A Workers and Peasants India, a workers counciler Republic, would aborgate ALL treaties and seek to renotiatate those that hinder India's development. One of these would be that 1-2-3 agreement. Marxists are not adverse to signing bi-lateral national agreements. But it is whose class interests that these agreements need to be renegotiated. Especially energy ones.

The eventual phasing out of coal burning must be a priority. It is likely that 10s of thousands of Indians die each year because of the expansion of coal production. Millions more come down with respiratory and cardiac disease because of it. And not to mention the massive contribution of CO2 into the planets atmosphere.

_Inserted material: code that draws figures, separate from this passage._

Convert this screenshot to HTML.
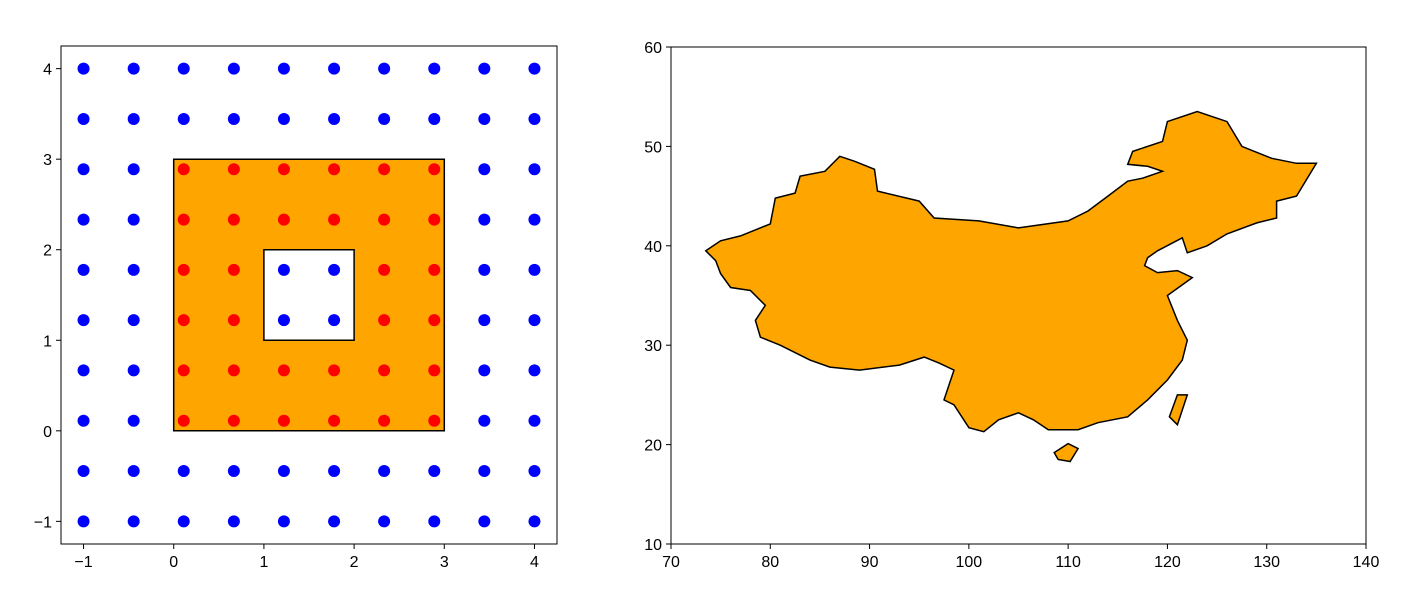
<!DOCTYPE html>
<html><head><meta charset="utf-8"><style>
body{margin:0;background:#fff;width:1423px;height:608px;overflow:hidden}
svg text{font-family:"Liberation Sans","DejaVu Sans",sans-serif;font-size:16px;fill:#000}
</style></head><body>
<svg id="c" width="1423" height="608"></svg>
<script>
const gridVals=[-1,-0.444,0.111,0.667,1.222,1.778,2.333,2.889,3.444,4];
const leftTicks=[-1,0,1,2,3,4];
const rightXTicks=[70,80,90,100,110,120,130,140];
const rightYTicks=[10,20,30,40,50,60];
const outer=[[0,0],[3,0],[3,3],[0,3]];
const hole=[[1,1],[2,1],[2,2],[1,2]];
const china=[[73.5,39.5],[75,40.5],[77,41],[80,42.2],[80.5,44.8],[82.5,45.3],[83,47],[85.5,47.5],[87,49],[88.5,48.5],[90.5,47.7],[90.8,45.5],[95,44.5],[96.5,42.8],[101,42.5],[105,41.8],[110,42.5],[112,43.5],[114,45],[116,46.5],[117.5,46.8],[119.5,47.5],[118,48],[116,48.2],[116.5,49.5],[119.5,50.5],[120,52.5],[123,53.5],[126,52.5],[127.5,50],[130.5,48.8],[133,48.3],[135,48.3],[133,45],[131,44.5],[131,42.8],[129,42.3],[126,41.2],[124,40],[122,39.3],[121.5,40.8],[119,39.5],[118,38.8],[117.7,38],[119,37.3],[121,37.5],[122.5,36.8],[120,35],[121,32.5],[122,30.5],[121.5,28.5],[120,26.5],[118,24.5],[116,22.8],[113,22.2],[111,21.5],[109.5,21.5],[108,21.5],[106.5,22.5],[105,23.2],[103,22.5],[101.5,21.3],[100,21.7],[98.5,24],[97.5,24.5],[98.5,27.5],[97,28.2],[95.5,28.8],[93,28],[89,27.5],[86,27.8],[84,28.5],[81,30],[79,30.8],[78.5,32.5],[79.5,34],[78,35.5],[76,35.8],[75,37.2],[74.5,38.5]];
const hainan=[[108.6,19.2],[110,20.1],[111,19.6],[110.2,18.3],[109,18.5]];
const taiwan=[[121,25],[122,25],[121,22],[120.2,22.8]];

const S=document.getElementById('c');const NS='http://www.w3.org/2000/svg';
function mk(t,a,p){const e=document.createElementNS(NS,t);for(const k in a)e.setAttribute(k,a[k]);(p||S).appendChild(e);return e;}
const L={x0:61,x1:557,y0:46,y1:544,xmin:-1.25,xmax:4.25,ymin:-1.25,ymax:4.25};
const lx=v=>L.x0+(v-L.xmin)/(L.xmax-L.xmin)*(L.x1-L.x0);
const ly=v=>L.y1-(v-L.ymin)/(L.ymax-L.ymin)*(L.y1-L.y0);
const pp=(pts,fx,fy)=>'M'+pts.map(p=>fx(p[0]).toFixed(1)+','+fy(p[1]).toFixed(1)).join('L')+'Z';
let e=mk('path',{d:pp(outer,lx,ly)+pp(hole,lx,ly),fill:'orange','fill-rule':'evenodd',stroke:'#000','stroke-width':1.5});


const inside=(x,y)=>x>0&&x<3&&y>0&&y<3&&!(x>1&&x<2&&y>1&&y<2);
gridVals.forEach(gx=>gridVals.forEach(gy=>{
 const d=mk('circle',{cx:lx(gx),cy:ly(gy),r:6,fill:inside(gx,gy)?'#ff0000':'#0000ff'});
 
 
}));
e=mk('rect',{x:L.x0,y:L.y0,width:L.x1-L.x0,height:L.y1-L.y0,fill:'none',stroke:'#000','stroke-width':1});


leftTicks.forEach(t=>{
 mk('line',{x1:lx(t),x2:lx(t),y1:L.y1,y2:L.y1+5,stroke:'#000'});
 let tx=mk('text',{x:lx(t),y:L.y1+23,'text-anchor':'middle'});tx.textContent=t<0?'\u2212'+(-t):t;
 
 
 mk('line',{x1:L.x0-5,x2:L.x0,y1:ly(t),y2:ly(t),stroke:'#000'});
 tx=mk('text',{x:L.x0-9,y:ly(t)+6,'text-anchor':'end'});tx.textContent=t<0?'\u2212'+(-t):t;
 
 
});
const R={x0:671,x1:1366,y0:47,y1:544,xmin:70,xmax:140,ymin:10,ymax:60};
const rx=v=>R.x0+(v-R.xmin)/(R.xmax-R.xmin)*(R.x1-R.x0);
const ry=v=>R.y1-(v-R.ymin)/(R.ymax-R.ymin)*(R.y1-R.y0);
[['china-mainland',china],['hainan',hainan],['taiwan',taiwan]].forEach(([n,p])=>{
 const f=mk('path',{d:pp(p,rx,ry),fill:'orange',stroke:'#000','stroke-width':1.5});
 
 
});
e=mk('rect',{x:R.x0,y:R.y0,width:R.x1-R.x0,height:R.y1-R.y0,fill:'none',stroke:'#000','stroke-width':1});


rightXTicks.forEach(t=>{
 mk('line',{x1:rx(t),x2:rx(t),y1:R.y1,y2:R.y1+5,stroke:'#000'});
 const tx=mk('text',{x:rx(t),y:R.y1+23,'text-anchor':'middle'});tx.textContent=t;
 
 
});
rightYTicks.forEach(t=>{
 mk('line',{x1:R.x0-5,x2:R.x0,y1:ry(t),y2:ry(t),stroke:'#000'});
 const tx=mk('text',{x:R.x0-9,y:ry(t)+6,'text-anchor':'end'});tx.textContent=t;
 
 
});
</script>
</body></html>
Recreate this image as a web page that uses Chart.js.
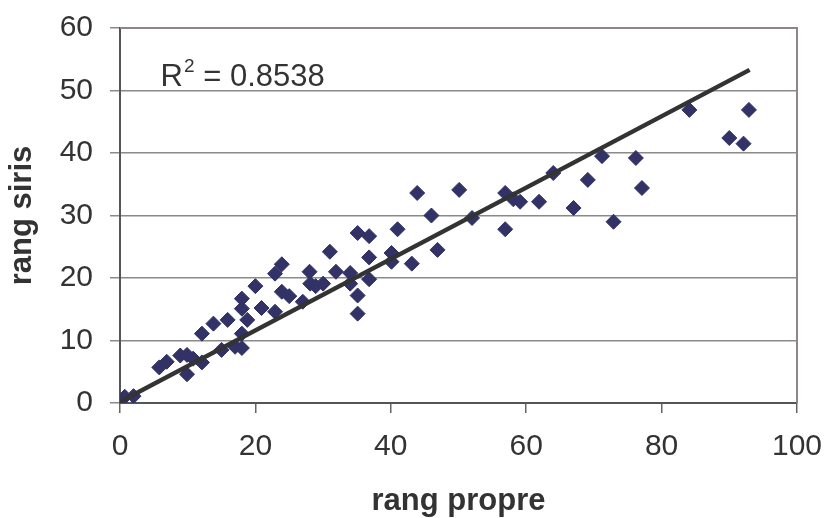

These small reactors deveoped by Indian's small but highly educated brigade of intellectual workers are one solution. Because they are small...200MWs vs the larger 1000MWs and 1800MWs reactors being built elsewhere in India and around the world, the still developing grid in India is better suited for such small reactors which can be added to *incrementally* as resources (financial, materially, and intellectually) become available. Under a Workers and Peasants council republic, these reactors, converted to burn India's vast quantity of thorium and thus break dependence on the Wests monopoly over uranium supplies, can jump-start the much need rural electrificaiton campaign to bring India's rural masses into the 21st Century.

To achieve this, the overthrow of the Indian capitalist state by India's organized working class is a pre-requisite.